The company could use as much as 10% of its revenue for acquisitions or about $300 million to $500 million, CEO Kris Gopalakrishnan said in a joint interview with Reuters Insider.
“We have been present in Japan for now more than 10 years and we have not made much progress,” Gopalakrishnan said on the sidelines of the G20 CEO Summit in Seoul.
“It makes sense for us to look for an acquisition in Japan,” he said. Gopalakrishnan did not give details, but said Japan accounts for 2% of the Bangalore-based company’s revenue.
So far, India’s $60 billion export-focused sector has shied from any blockbuster deals and companies have instead acquired smaller IT divisions globally to tap opportunities in areas such as utilities and healthcare.
Indian exporters employ thousands of staff in low-cost local centers with manicured lawns, pizza and Subway outlets, fitness centres and golf carts to move around the sprawling campuses.
Oracle, Dell have snapped up global targets to grow beyond their core areas, while Xerox bought Affiliated Computer Services to jump into the outsourcing sector.
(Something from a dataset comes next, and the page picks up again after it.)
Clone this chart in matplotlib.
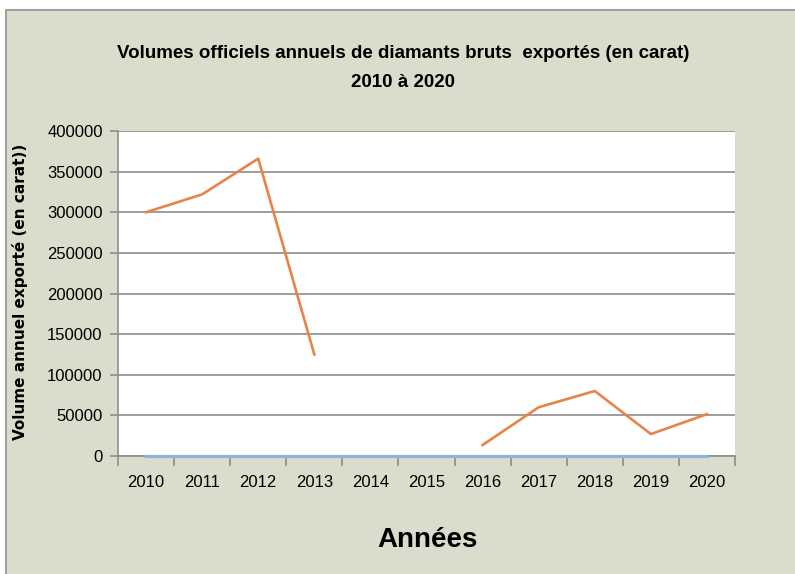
import numpy as np
import matplotlib
matplotlib.use("Agg")
import matplotlib.pyplot as plt
from matplotlib.patches import Rectangle

# data
years = ["2010", "2011", "2012", "2013", "2014", "2015",
         "2016", "2017", "2018", "2019", "2020"]
volumes = [300000, 322000, 366000, 125000, np.nan, np.nan,
           13500, 60000, 80000, 27000, 51500]
baseline = [0, 0, 0, 0, 0, 0, 0, 0, 0, 0, 0]
yticks = [0, 50000, 100000, 150000, 200000, 250000, 300000, 350000, 400000]

title = "Volumes officiels annuels de diamants bruts  exportés (en carat)\n2010 à 2020"
ylabel = "Volume annuel exporté (en carat))"
xlabel = "Années"

bg = "#dbddcc"
grid_col = "#8c8c8c"

fig = plt.figure(figsize=(7.95, 5.74), dpi=100)
fig.patch.set_facecolor("white")
fig.patches.append(Rectangle((6 / 795, -0.05), 1.1, 1 - 10 / 574 + 0.05,
                             transform=fig.transFigure, facecolor=bg,
                             edgecolor="#a0a0a0", linewidth=1.5, zorder=-10))

ax = fig.add_axes([118 / 795, 1 - 456 / 574, 617 / 795, 325 / 574])
ax.set_facecolor("white")

x = np.arange(len(years))
ax.plot(x, volumes, color="#e8834a", linewidth=1.9, zorder=4)
ax.plot(x, baseline, color="#8fb3dc", linewidth=2.3, zorder=5, clip_on=False)

ax.set_xlim(-0.5, len(years) - 0.5)
ax.set_ylim(0, 400000)
ax.set_yticks(yticks)
ax.set_yticklabels([str(v) for v in yticks], fontsize=12, family="Liberation Sans")
ax.set_xticks(x)
ax.set_xticklabels(years, fontsize=12, family="Liberation Sans")
ax.set_xticks(np.arange(-0.5, len(years)), minor=True)
ax.tick_params(axis="x", which="major", length=0, pad=14)
ax.tick_params(axis="x", which="minor", length=7, color=grid_col, width=1.2)
ax.tick_params(axis="y", length=6, color=grid_col, width=1.2, pad=5)

ax.grid(axis="y", color=grid_col, linewidth=1.2)
ax.set_axisbelow(True)
for s in ["top", "right"]:
    ax.spines[s].set_visible(False)
for s in ["left", "bottom"]:
    ax.spines[s].set_color(grid_col)
    ax.spines[s].set_linewidth(1.2)

fig.text(403 / 795, 1 - 68 / 574, title, ha="center", va="center",
         fontsize=13.5, fontweight="bold", family="Liberation Sans",
         linespacing=1.9)
fig.text(20 / 795, 1 - 292 / 574, ylabel, rotation=90, ha="center", va="center",
         fontsize=11, fontweight="bold", family="DejaVu Sans")
fig.text(427 / 795, 1 - 540 / 574, xlabel, ha="center", va="center",
         fontsize=20, fontweight="bold", family="Liberation Sans")

fig.savefig("out.png", dpi=100, facecolor=fig.get_facecolor())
Infosys earns about 85% of its revenue from the United States and Europe and is keen to increase sales from emerging economies.
“Overtime we want to shift our revenues to currently 85 from the US and Europe to 40 from US, 40 from Europe to 20 from rest of the world. And that is the shift we are making in the next few years,” Gopalakrishnan said.
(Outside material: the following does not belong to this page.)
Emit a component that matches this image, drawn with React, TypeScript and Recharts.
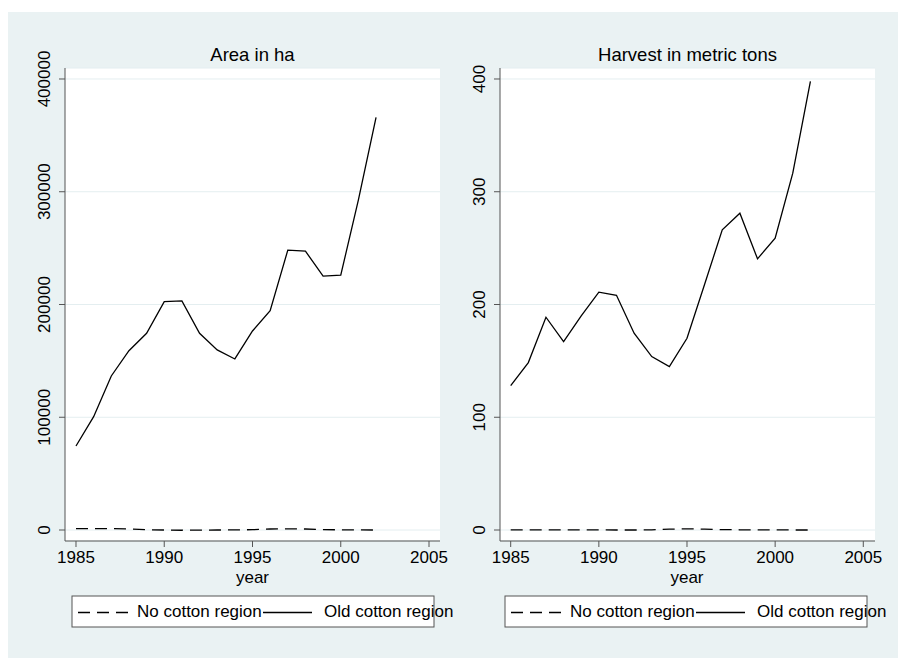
import { LineChart, Line, XAxis, YAxis, CartesianGrid } from 'recharts'

const years = [1985, 1986, 1987, 1988, 1989, 1990, 1991, 1992, 1993, 1994, 1995, 1996, 1997, 1998, 1999, 2000, 2001, 2002]
const areaOld = [74500, 100500, 136600, 159000, 174500, 202600, 203200, 174500, 159700, 151700, 176500, 194600, 248200, 247300, 225100, 226000, 292800, 365900]
const areaNo = [1200, 1300, 1200, 1000, 200, 0, -200, -100, 0, 100, 300, 900, 1000, 900, 300, 200, 100, 0]
const harvestOld = [128, 148.5, 188.7, 167, 190, 210.9, 208.2, 174.5, 153.8, 144.9, 170, 218, 266.2, 281, 240.5, 258.8, 316.5, 397.8]
const harvestNo = [0.2, 0.2, 0.2, 0.2, 0.2, 0.1, 0, 0, 0.1, 0.8, 1, 0.8, 0.3, 0.2, 0.2, 0.1, 0, 0]

const yearTicks = [1985, 1990, 1995, 2000, 2005]
const areaTicks = [0, 100000, 200000, 300000, 400000]
const harvestTicks = [0, 100, 200, 300, 400]

const FONT = 'Arial, "Liberation Sans", sans-serif'
const AXIS = '#555'
const BG = '#eaf2f3'

const areaData = years.map((year, i) => ({ year, old: areaOld[i], no: areaNo[i] }))
const harvestData = years.map((year, i) => ({ year, old: harvestOld[i], no: harvestNo[i] }))

const VTick = ({ x, y, payload }: any) => (
  <text x={x} y={y} transform={`rotate(-90 ${x} ${y})`} textAnchor="middle" fontSize={17} fill="#000" fontFamily={FONT}>
    {payload.value}
  </text>
)

interface PanelProps {
  left: number
  width: number
  yWidth: number
  rightMargin: number
  data: { year: number; old: number; no: number }[]
  yDomain: [number, number]
  yTicks: number[]
  xDomain: [number, number]
}

function Panel({ left, width, yWidth, rightMargin, data, yDomain, yTicks, xDomain }: PanelProps) {
  return (
    <div style={{ position: 'absolute', left, top: 0 }}>
      <LineChart width={width} height={660} data={data} margin={{ top: 68, right: rightMargin, bottom: 89, left: 0 }}>
        <CartesianGrid vertical={false} stroke="#e4eef0" fill="#fff" fillOpacity={1} />
        <XAxis
          dataKey="year"
          type="number"
          domain={xDomain}
          ticks={yearTicks}
          allowDataOverflow
          height={30}
          tickSize={6}
          tickMargin={4}
          stroke={AXIS}
          tick={{ fontSize: 17, fill: '#000', fontFamily: FONT }}
        />
        <YAxis
          type="number"
          domain={yDomain}
          ticks={yTicks}
          allowDataOverflow
          width={yWidth}
          tickSize={6}
          tickMargin={9}
          stroke={AXIS}
          tick={<VTick />}
        />
        <Line dataKey="no" stroke="#000" strokeWidth={1.3} strokeDasharray="12 7" dot={false} isAnimationActive={false} />
        <Line dataKey="old" stroke="#000" strokeWidth={1.3} dot={false} isAnimationActive={false} />
      </LineChart>
    </div>
  )
}

function LegendBox({ x }: { x: number }) {
  return (
    <g fontFamily={FONT} fontSize={17} fill="#000">
      <rect x={x} y={596} width={362} height={31} fill="#fff" stroke={AXIS} strokeWidth={1} />
      <line x1={x + 6} x2={x + 56} y1={612.5} y2={612.5} stroke="#000" strokeWidth={1.3} strokeDasharray="12 7" />
      <text x={x + 65} y={617}>No cotton region</text>
      <line x1={x + 191} x2={x + 240} y1={612.5} y2={612.5} stroke="#000" strokeWidth={1.3} />
      <text x={x + 252} y={617}>Old cotton region</text>
    </g>
  )
}

export default function App() {
  return (
    <div style={{ position: 'absolute', left: 0, top: 0, width: 898, height: 660, background: '#fff' }}>
      <div style={{ position: 'absolute', left: 8, top: 12, width: 890, height: 646, background: BG }} />
      <Panel
        left={0}
        width={449}
        yWidth={65}
        rightMargin={9}
        data={areaData}
        yDomain={[-9756, 409756]}
        yTicks={areaTicks}
        xDomain={[1984.377, 2005.623]}
      />
      <Panel
        left={440}
        width={458}
        yWidth={60}
        rightMargin={23}
        data={harvestData}
        yDomain={[-9.756, 409.756]}
        yTicks={harvestTicks}
        xDomain={[1984.393, 2005.664]}
      />
      <svg width={898} height={660} style={{ position: 'absolute', left: 0, top: 0, pointerEvents: 'none' }}>
        <g fontFamily={FONT} fill="#000" textAnchor="middle">
          <text x={252.5} y={61} fontSize={18.5}>Area in ha</text>
          <text x={687.5} y={61} fontSize={18.5}>Harvest in metric tons</text>
          <text x={252.5} y={583} fontSize={17}>year</text>
          <text x={687} y={583} fontSize={17}>year</text>
        </g>
        <LegendBox x={72} />
        <LegendBox x={505} />
      </svg>
    </div>
  )
}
China has also proven a surprisingly tough nut to crack for Indian IT firms, which once had big hopes for the market.
Gopalakrishnan said Infosys is also exploring the South Korean market for expansion, but is not looking for acquisitions in the country.
Price Increases Unlikely
Infosys is seeing stability in pricing, but a price increase for its services is unlikely in the near term as its clients focus on costs.
“We have reached some sort of an equilibrium in some sense and there is stability in prices.”
Gopalakrishnan said the appreciating rupee was the biggest short-term challenge as a one percent gain or loss in the local currency has a 40 basis-point impact on its margins.
Infosys’ operating margin is close to 30% and has remained at that level despite currency fluctuations, he said.
“It’s not just about the rupee alone. All of other currencies are fluctuating quite violently within a quarter and that is a challenge.”
Last month, Infosys warned currency volatility could crimp growth for the Indian IT sector, after it topped market estimates for July-September profit and raised its full-year revenue forecast.
Infosys shares are up about 17% so far this year, outperforming a 6% rise in smaller rival Wipro, but trailed industry leader Tata Consultancy Services whose shares have surged 46%.